Lang, Michael with Holly George-Warren. “The Road to Woodstock” Harper Collins: New York, 2009, 781.6607 L271
Tiber, Elliot with Tom Monte. “Taking Woodstock: a true story of a riot, a concert, and a life” Square One Publishers: Garden City, NY, 2007, 92 T5528
I was thinking about all the books and the film that have come out recently about the Woodstock Festival of 1969 among them “The Road to Woodstock” by Michael Lang, and the memoir and movie “Taking Woodstock” by Eliot Tiber. It has been a long time since that eventful weekend but interest in the event remains strong. One has to ask oneself why is there still such interest in a festival that represented excess, mud, and great music. It think the reason is that there was more too it than meets the eye. Woodstock was a staged event if you accept the term that was meant to express something of the vision of peace, harmony and opposition to a war that was behind the whole hippie and peace movements of the 60s. It was in a sense the culmination of the high craziness and idealism of that era.
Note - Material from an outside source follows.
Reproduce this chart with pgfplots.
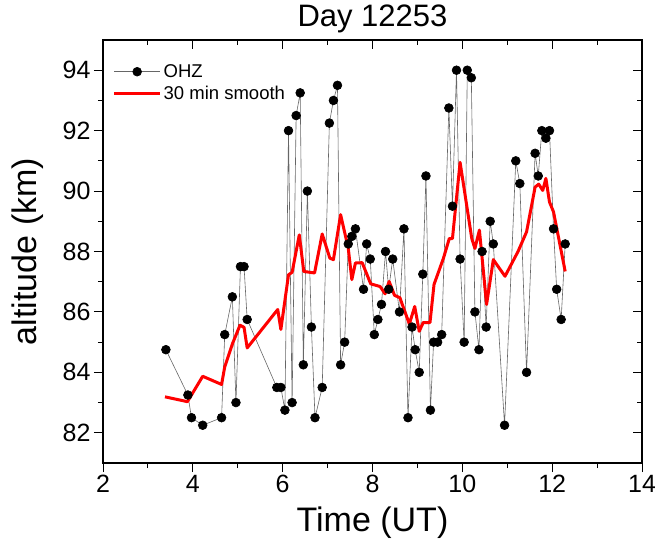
\documentclass[border=0pt]{standalone}
\usepackage{pgfplots}
\pgfplotsset{compat=1.18}
\usepackage{fontspec}
\setmainfont{Liberation Sans}

\pgfplotstableread{
x y
3.40 84.75
3.89 83.25
3.97 82.5
4.22 82.25
4.64 82.5
4.71 85.25
4.88 86.5
4.96 83.0
5.06 87.5
5.14 87.5
5.21 85.75
5.87 83.5
5.96 83.5
6.05 82.75
6.13 92.0
6.21 83.0
6.30 92.5
6.39 93.25
6.46 84.25
6.55 90.0
6.64 85.5
6.72 82.5
6.88 83.5
7.04 92.25
7.13 93.0
7.22 93.5
7.29 84.25
7.38 85.0
7.46 88.25
7.54 88.5
7.62 88.75
7.80 86.75
7.87 88.25
7.95 87.75
8.04 85.25
8.12 85.75
8.20 86.25
8.29 88.0
8.36 86.75
8.45 87.75
8.60 86.0
8.70 88.75
8.79 82.5
8.88 85.5
8.95 84.75
9.04 84.0
9.12 87.25
9.19 90.5
9.29 82.75
9.36 85.0
9.45 85.0
9.54 85.25
9.70 92.75
9.78 89.5
9.87 94.0
9.95 87.75
10.04 85.0
10.11 94.0
10.20 93.75
10.28 86.0
10.37 84.75
10.44 88.0
10.53 85.5
10.62 89.0
10.69 88.25
10.94 82.25
11.19 91.0
11.28 90.25
11.43 84.0
11.62 91.25
11.69 90.5
11.77 92.0
11.86 91.75
11.94 92.0
12.03 88.75
12.10 86.75
12.20 85.75
12.29 88.25
}\ohz

\pgfplotstableread{
x y
3.38 83.19
3.88 83.03
4.22 83.87
4.64 83.60
4.71 84.18
4.88 84.94
5.05 85.56
5.14 85.49
5.21 84.81
5.89 86.08
5.96 85.42
6.13 87.23
6.21 87.31
6.37 88.55
6.47 87.34
6.71 87.29
6.88 88.58
7.05 87.78
7.13 87.73
7.29 89.22
7.46 88.11
7.54 87.07
7.62 87.62
7.77 87.63
7.96 86.93
8.17 86.84
8.28 86.60
8.37 87.01
8.49 86.55
8.61 86.47
8.82 85.60
8.94 86.18
9.04 85.36
9.13 85.65
9.28 85.65
9.37 86.91
9.58 87.78
9.71 88.43
9.78 88.43
9.95 90.95
10.21 88.43
10.28 88.10
10.38 88.71
10.54 86.25
10.69 87.73
10.95 87.18
11.24 88.00
11.43 88.65
11.62 90.13
11.70 90.23
11.79 90.02
11.86 90.42
11.94 89.64
12.03 89.31
12.29 87.34
}\smooth

\begin{document}
\begin{tikzpicture}
\begin{axis}[
  scale only axis, width=539pt, height=423pt,
  xmin=2, xmax=14, ymin=81, ymax=95,
  xtick={2,4,...,14}, ytick={82,84,...,94},
  minor x tick num=1, minor y tick num=1,
  tick align=outside, xtick pos=left, ytick pos=left,
  major tick length=9pt, minor tick length=5pt,
  every tick/.style={black, line width=0.9pt},
  axis line style={line width=1.2pt},
  ticklabel style={font=\fontsize{25}{25}\selectfont},
  /pgf/number format/assume math mode=true,
  xlabel={Time (UT)}, ylabel={altitude (km)},
  every axis x label/.style={at={(axis description cs:0.5,-0.14)}, anchor=center},
  every axis y label/.style={at={(axis description cs:-0.14,0.5)}, anchor=center, rotate=90},
  label style={font=\fontsize{34}{34}\selectfont},
  title={Day 12253},
  every axis title/.style={at={(axis description cs:0.5,1.0496)}, anchor=center},
  title style={font=\fontsize{31}{31}\selectfont},
  legend style={draw=none, fill=none, at={(0.012,0.952)}, anchor=north west,
    font=\fontsize{18.5}{18.5}\selectfont, row sep=3pt},
  legend cell align=left,
  legend image code/.code={\draw[mark repeat=2,mark phase=2,#1] plot coordinates {(0pt,0pt) (23pt,0pt) (46pt,0pt)};},
]
\addplot[gray!80!black, line width=0.6pt, mark=*, mark size=4.4pt,
  mark options={black, fill=black, solid}] table {\ohz};
\addlegendentry{OHZ}
\addplot[red, line width=3pt, no marks, line join=round] table {\smooth};
\addlegendentry{30 min smooth}
\end{axis}
\begin{axis}[
  scale only axis, width=539pt, height=423pt,
  xmin=2, xmax=14, ymin=81, ymax=95,
  xtick={2,4,...,14}, ytick={82,84,...,94},
  minor x tick num=1, minor y tick num=1,
  tick align=inside, xtick pos=right, ytick pos=right,
  major tick length=9pt, minor tick length=5pt,
  every tick/.style={black, line width=0.9pt},
  axis line style={line width=1.2pt},
  xticklabels={}, yticklabels={},
]
\end{axis}
\pgfresetboundingbox
\path ([shift={(-103pt,-78pt)}]current axis.south west) rectangle ([shift={(13pt,40pt)}]current axis.north east);
\end{tikzpicture}
\end{document}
The symbolism we remember: long hair, colorful clothes, and connection to nature, all pointed to a larger ideal that some developed of how things ought to be. Their idea was if we could resist certain negative trends in our technological and overly urbanized society. Like the Be-ins of the previous year in New York’s Sheep Meadow Park and the original Be-in in San Francisco this was a designed happening. The spontaneity came from the flood of up to a million people that actually came and the ordered chaos that ensued. But overall there was a message behind the madness. In some strange way the vision of harmony with others, closeness to nature, and the creation of a small utopian city became real at least for one weekend.
Today there are other creative movements among them the work of Hip Hop musicians, rappers, and oral poets. They are trying to shape the vision of another kind of utopia with their creativity and energy. Strange to say, in some ways they are attempting to do something similar what the hippies were doing. They are confronting society with its problems of crime, racial injustice, and inequality with the magic of words and rhythm. The styles of different, hip hop tries to be hard and edgy emphasizing the realness of the real while the hippies of Woodstock emphasized a softer image that was oriented toward a back to nature philosophy. Yet both movements try to confront the larger society with a message of how things could be. The stereotypes of hippies as sentimental and soft fall aside when you consider the Woodstock festival had a cultural and political ideal behind it. It was confrontational in its craziness. It was a search for three days of peace and brotherhood. At the same time hip hop isn’t all anger or the description of hard times in the city. It includes a flow of wild images and creativity with words that defies gravity. So one might combine the two terms and call a these purveyor of the utopian arts a hip hop hippie.